College track star and Olympic hopeful, Kendra Chambers, stopped by Colonial Hills Elementary School in San Antonio, Texas. She talked about the importance of eating the right foods, exercising, working hard and what it means to persevere.
Kendra was a 4-time All American and 4-time Big XII Champion, running the 400m, 4x400m Relay, and the 800m. She made the switch to the 800m in the middle of her collegiate career at the University of Texas, and now is going to try out for the Olympics this year. We asked Kendra why she decided to give back to kids through the Let’s Move Active Schools movement.
Why did you volunteer?
I volunteered with Athletes for Hope because it’s important that we as athletes give back to the community.
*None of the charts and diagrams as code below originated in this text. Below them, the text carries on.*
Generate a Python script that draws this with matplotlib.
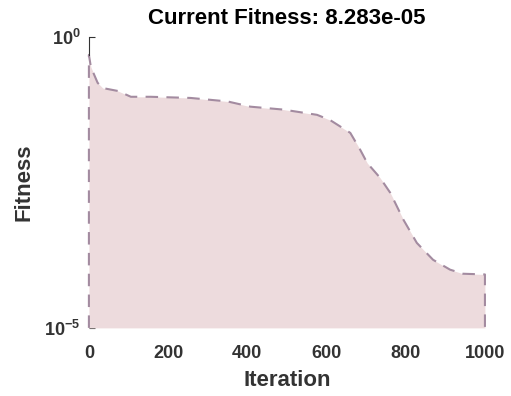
import numpy as np
import matplotlib
matplotlib.use("Agg")
import matplotlib.pyplot as plt

plt.rcParams['font.family'] = ['Liberation Sans', 'DejaVu Sans']
plt.rcParams['font.weight'] = 'bold'
plt.rcParams['mathtext.fontset'] = 'custom'
plt.rcParams['mathtext.rm'] = 'Liberation Sans:bold'
plt.rcParams['mathtext.bf'] = 'Liberation Sans:bold'

# iteration vs fitness
iters = [0, 5, 22, 35, 73, 106, 156, 257, 350, 408, 491, 576, 609, 660, 685,
         703, 735, 761, 794, 828, 869, 912, 945, 1000]
log_fit = [-0.31, -0.52, -0.79, -0.88, -0.93, -1.03, -1.03, -1.05, -1.11, -1.2,
           -1.25, -1.34, -1.43, -1.65, -1.94, -2.17, -2.42, -2.68, -3.14,
           -3.54, -3.83, -4.0, -4.07, -4.082]
fitness = 10 ** np.array(log_fit)
best = 8.283e-05

fill_col = '#eddbdd'
line_col = '#a38ba0'
text_col = '#333333'

fig = plt.figure(figsize=(5.11, 3.96), dpi=100)
ax = fig.add_axes([0.174, 0.172, 0.775, 0.735])

ax.set_yscale('log')
ax.set_xlim(0, 1000)
ax.set_ylim(1e-5, 1e0)

ax.fill_between(iters, 1e-5, fitness, color=fill_col, lw=0, zorder=1)
xs = [0] + iters + [1000]
ys = [1e-5] + list(fitness) + [1e-5]
ax.plot(xs, ys, ls=(0, (6, 4)), color=line_col, lw=1.5, zorder=2, clip_on=False)

ax.set_axisbelow(True)
for s in ['top', 'right', 'bottom']:
    ax.spines[s].set_visible(False)
# the patch hides the axis line below the curve
ax.spines['left'].set_bounds(fitness[0], 1e0)
ax.spines['left'].set_color(text_col)

ax.set_yticks([1e-5, 1e0])
ax.set_yticklabels([r'$\mathbf{10^{-5}}$', r'$\mathbf{10^{0}}$'])
ax.yaxis.set_minor_locator(matplotlib.ticker.NullLocator())
ax.set_xticks([0, 200, 400, 600, 800, 1000])
ax.tick_params(direction='in', length=4, colors=text_col, labelsize=13)
ax.tick_params(axis='x', pad=12, length=0)
ax.tick_params(axis='y', pad=6)

ax.set_xlabel('Iteration', fontsize=16, fontweight='bold', color=text_col, labelpad=6)
ax.set_ylabel('Fitness', fontsize=16, fontweight='bold', color=text_col, labelpad=7)
ax.set_title('Current Fitness: %.3e' % best, fontsize=16, fontweight='bold',
             color='black', pad=9)

fig.savefig('out.png', dpi=100)
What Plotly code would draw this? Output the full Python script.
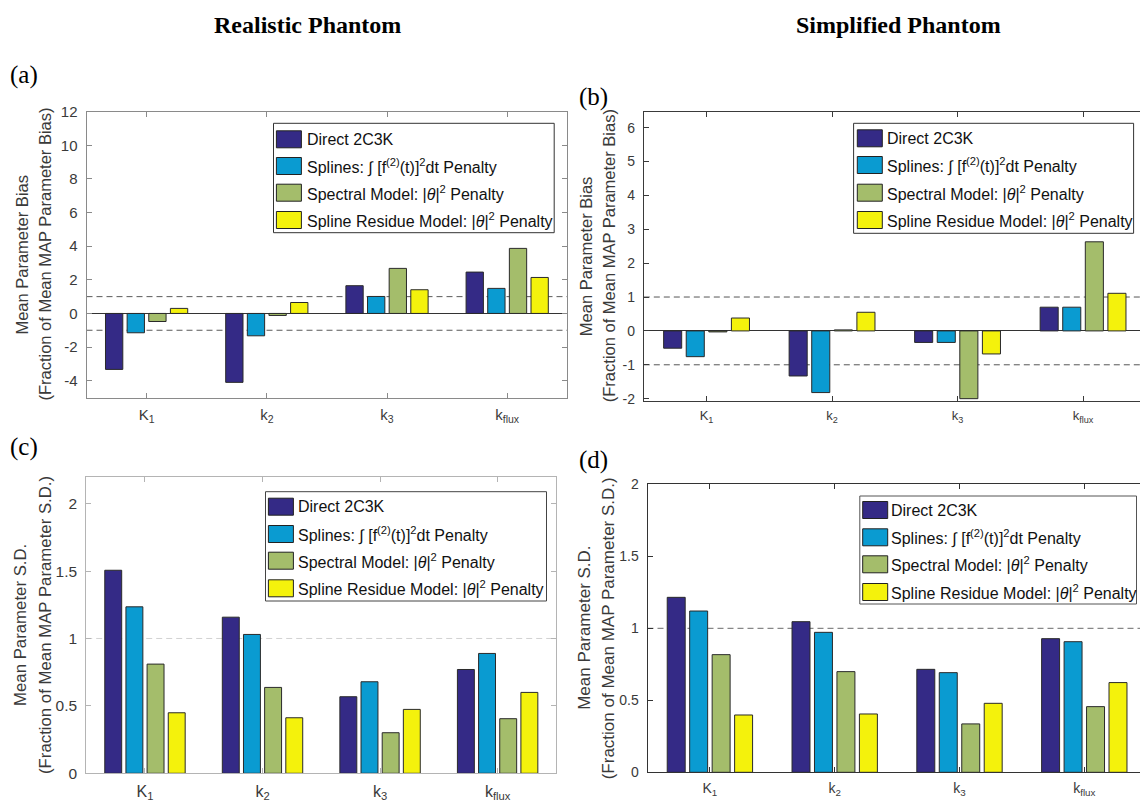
import plotly.graph_objects as go

# ---------------- data ----------------
CATEGORIES = ["K<sub>1</sub>", "k<sub>2</sub>", "k<sub>3</sub>", "k<sub>flux</sub>"]
CAT_POS = [1, 2, 3, 4]
SERIES_NAMES = [
    "Direct 2C3K",
    "Splines: \u222b [f<sup>(2)</sup>(t)]<sup>2</sup>dt Penalty",
    "Spectral Model: |<i>\u03b8</i>|<sup>2</sup> Penalty",
    "Spline Residue Model: |<i>\u03b8</i>|<sup>2</sup> Penalty",
]
SERIES_COLORS = ["#342a86", "#0a9bd1", "#a4bd6b", "#f4f20c"]

# (a) Realistic phantom - bias
a_direct = [-3.33, -4.10, 1.65, 2.46]
a_splines = [-1.15, -1.33, 1.01, 1.49]
a_spectral = [-0.48, -0.12, 2.68, 3.87]
a_residue = [0.30, 0.65, 1.41, 2.14]
# (b) Simplified phantom - bias
b_direct = [-0.51, -1.33, -0.34, 0.70]
b_splines = [-0.76, -1.82, -0.34, 0.70]
b_spectral = [-0.03, 0.03, -2.00, 2.63]
b_residue = [0.38, 0.55, -0.68, 1.11]
# (c) Realistic phantom - S.D.
c_direct = [1.506, 1.158, 0.568, 0.770]
c_splines = [1.235, 1.030, 0.679, 0.889]
c_spectral = [0.810, 0.637, 0.301, 0.405]
c_residue = [0.449, 0.412, 0.474, 0.600]
# (d) Simplified phantom - S.D.
d_direct = [1.215, 1.046, 0.715, 0.928]
d_splines = [1.120, 0.972, 0.692, 0.907]
d_spectral = [0.817, 0.699, 0.336, 0.456]
d_residue = [0.398, 0.405, 0.479, 0.623]

a_yticks = [-4, -2, 0, 2, 4, 6, 8, 10, 12]
b_yticks = [-2, -1, 0, 1, 2, 3, 4, 5, 6]
cd_yticks = [0, 0.5, 1, 1.5, 2]
bias_ref = [-1, 1]
sd_ref = [1]

# ---------------- layout helpers ----------------
W, H = 1140, 802


def px(x):
    return x / W


def py(y):
    return 1 - y / H


def fmt(v):
    return "%g" % v


panels = [
    dict(n="", data=[a_direct, a_splines, a_spectral, a_residue],
         xd=[86.5, 567.3], yd=[111.7, 397.5], xr=[0.5, 4.5], yr=[-5, 12],
         yt=a_yticks, ref=bias_ref, refcol="#5a5a5a", line="#8a8a8a", mirror_y=True,
         tfs=15, xfs=15, zero=True,
         ytitle=["Mean Parameter Bias", "(Fraction of Mean MAP Parameter Bias)"],
         ytx=[22, 45], tfsize=16.5,
         leg=dict(box=[273.5, 123.3, 554.2, 232.7], sw=276.4, tx=304.7,
                  rows=[139.3, 166.0, 192.7, 220.0], bcol="#333333")),
    dict(n="2", data=[b_direct, b_splines, b_spectral, b_residue],
         xd=[643.8, 1140], yd=[111.7, 400.7], xr=[0.5, 0.5 + (1140 - 643.8) / 125.5],
         yr=[-2.06, 6.47], yt=b_yticks, ref=bias_ref, refcol="#555555", line="#3a3a3a",
         mirror_y=False, tfs=14, xfs=13, zero=True,
         ytitle=["Mean Parameter Bias", "(Fraction of Mean MAP Parameter Bias)"],
         ytx=[586, 609], tfsize=16.5,
         leg=dict(box=[853.6, 123.3, 1133.6, 233.3], sw=857.3, tx=884.9,
                  rows=[138.3, 165.0, 192.7, 220.0], bcol="#333333")),
    dict(n="3", data=[c_direct, c_splines, c_spectral, c_residue],
         xd=[86.2, 556.4], yd=[476.7, 773.3], xr=[0.5, 4.5], yr=[0, 2.2],
         yt=cd_yticks, ref=sd_ref, refcol="#d2d2d2", line="#b4b4b4", mirror_y=True,
         tfs=15.5, xfs=16, zero=False,
         ytitle=["Mean Parameter S.D.", "(Fraction of Mean MAP Parameter S.D.)"],
         ytx=[20, 45], tfsize=16.8,
         leg=dict(box=[265.5, 491.7, 546.5, 601.0], sw=268.4, tx=296.4,
                  rows=[506.7, 534.0, 560.7, 588.3], bcol="#444444")),
    dict(n="4", data=[d_direct, d_splines, d_spectral, d_residue],
         xd=[647.5, 1140], yd=[484.3, 772.3], xr=[0.5, 0.5 + (1140 - 647.5) / 124.8],
         yr=[0, 2], yt=cd_yticks, ref=sd_ref, refcol="#6a6a6a", line="#333333",
         mirror_y=False, tfs=14, xfs=14, zero=False,
         ytitle=["Mean Parameter S.D.", "(Fraction of Mean MAP Parameter S.D.)"],
         ytx=[584.5, 608], tfsize=17,
         leg=dict(box=[859.8, 496.0, 1136.5, 604.0], sw=862.7, tx=889.3,
                  rows=[510.0, 537.3, 564.3, 592.0], bcol="#555555")),
]

fig = go.Figure()
shapes = []
annotations = []
tick_col = "#3a3a3a"
FONT = "Liberation Sans, Arial, sans-serif"
SERIF = "Liberation Serif, Times New Roman, serif"

layout = dict(
    width=W, height=H, margin=dict(l=0, r=0, t=0, b=0, pad=0, autoexpand=False),
    paper_bgcolor="white", plot_bgcolor="white",
    barmode="group", bargap=0.28, bargroupgap=0.2,
    showlegend=False, font=dict(family=FONT, color=tick_col),
)

for p in panels:
    n = p["n"]
    xa, ya = "x" + n, "y" + n
    for vals, name, col in zip(p["data"], SERIES_NAMES, SERIES_COLORS):
        fig.add_trace(go.Bar(
            x=CAT_POS, y=vals, name=name, xaxis=xa, yaxis=ya,
            marker=dict(color=col, line=dict(color="#2a2a2a", width=1)),
            showlegend=False,
        ))
    layout["xaxis" + n] = dict(
        domain=[px(p["xd"][0]), px(p["xd"][1])], range=p["xr"], anchor=ya,
        tickvals=CAT_POS, ticktext=CATEGORIES, showgrid=False, zeroline=False,
        showline=True, linecolor=p["line"], linewidth=1, mirror="ticks",
        ticks="inside", ticklen=5, tickcolor=p["line"], automargin=False,
        tickfont=dict(size=p["xfs"], color=tick_col, family=FONT),
        ticklabelstandoff=3,
    )
    layout["yaxis" + n] = dict(
        domain=[py(p["yd"][1]), py(p["yd"][0])], range=p["yr"], anchor=xa,
        tickvals=p["yt"], ticktext=[fmt(v) for v in p["yt"]], showgrid=False,
        zeroline=p["zero"], zerolinecolor="#333333", zerolinewidth=1,
        showline=True, linecolor=p["line"], linewidth=1,
        mirror="ticks" if p["mirror_y"] else False, automargin=False,
        ticks="inside", ticklen=5, tickcolor=p["line"],
        tickfont=dict(size=p["tfs"], color=tick_col, family=FONT),
        ticklabelstandoff=5,
    )
    for r in p["ref"]:
        shapes.append(dict(type="line", xref=xa + " domain", yref=ya,
                           x0=0, x1=1, y0=r, y1=r, layer="below",
                           line=dict(color=p["refcol"], width=1, dash="6px,4px")))
    # y-axis titles
    yc = (p["yd"][0] + p["yd"][1]) / 2
    for txt, xx in zip(p["ytitle"], p["ytx"]):
        annotations.append(dict(text=txt, x=px(xx), y=py(yc), xref="paper", yref="paper",
                                textangle=-90, showarrow=False, xanchor="center",
                                yanchor="middle",
                                font=dict(size=p["tfsize"], color=tick_col, family=FONT)))
    # legend box
    lg = p["leg"]
    bx0, by0, bx1, by1 = lg["box"]
    shapes.append(dict(type="rect", xref="paper", yref="paper",
                       x0=px(bx0), x1=px(bx1), y0=py(by1), y1=py(by0),
                       fillcolor="white", line=dict(color=lg["bcol"], width=1), layer="above"))
    for name, col, rc in zip(SERIES_NAMES, SERIES_COLORS, lg["rows"]):
        shapes.append(dict(type="rect", xref="paper", yref="paper",
                           x0=px(lg["sw"]), x1=px(lg["sw"] + 25),
                           y0=py(rc + 8.5), y1=py(rc - 8.5),
                           fillcolor=col, line=dict(color="#222222", width=1), layer="above"))
        annotations.append(dict(text=name, x=px(lg["tx"]), y=py(rc), xref="paper",
                                yref="paper", showarrow=False, xanchor="left",
                                yanchor="middle",
                                font=dict(size=16, color="#111111", family=FONT)))

# column titles and panel labels
for txt, xx, yy in [("<b>Realistic Phantom</b>", 307, 25), ("<b>Simplified Phantom</b>", 898, 25)]:
    annotations.append(dict(text=txt, x=px(xx), y=py(yy), xref="paper", yref="paper",
                            showarrow=False, xanchor="center", yanchor="middle",
                            font=dict(size=24, color="black", family=SERIF)))
for txt, xx, yy in [("(a)", 8, 75), ("(b)", 577, 97), ("(c)", 8, 447), ("(d)", 577, 460)]:
    annotations.append(dict(text=txt, x=px(xx), y=py(yy), xref="paper", yref="paper",
                            showarrow=False, xanchor="left", yanchor="middle",
                            font=dict(size=25, color="black", family=SERIF)))

layout["shapes"] = shapes
layout["annotations"] = annotations
fig.update_layout(**layout)
fig.write_html("out.html",
               config={"displayModeBar": False, "staticPlot": True},
               post_script="document.body.style.margin='0px';document.body.style.overflow='hidden';")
The community we train in and live in have plenty of kids who were just like us and looking for that role model or mentor. I hope that I can inspire at least one child when I volunteer my time to go speak to them. It makes it all worth it.
What draws you to this cause?
What draws me to this cause is my story. I was once in their shoes. I remember being in elementary school and l loved to run. But nobody ever explained to me what track and field was until middle school. This cause matters because all athletes were beginners once upon a time and if we can speak to the new generation of beginners and let them know how important it is to be active, to eat healthy, to work hard in school, to join a sport, to get good grades and apply for college, we can be great examples for the next generation.
What was your favorite part of the day?
My favorite part of the day was after I was finished speaking to the kids, on their way out, one little girl said “You are just like me” It seemed to me she hadn’t seen anyone like her do the things she wanted to do in life. She went to explain how she was on the track team and how we shared the same first name, Kendra. But it was more than those similarities that caught her attention and mine as well.
These communities need to see examples of what real successful people look like, that also look like them. We as athletes need to be transparent and tangible because it’s one thing to watch TV or read about role models in books, but when we bring it to the schools and we sit and talk with the kids, I truly believe it can change lives. I may not be a Usain Bolt and these students may never get the chance to meet him, so if I can just tell my story and encourage and inspire them, then we’ve all done our part in serving the community.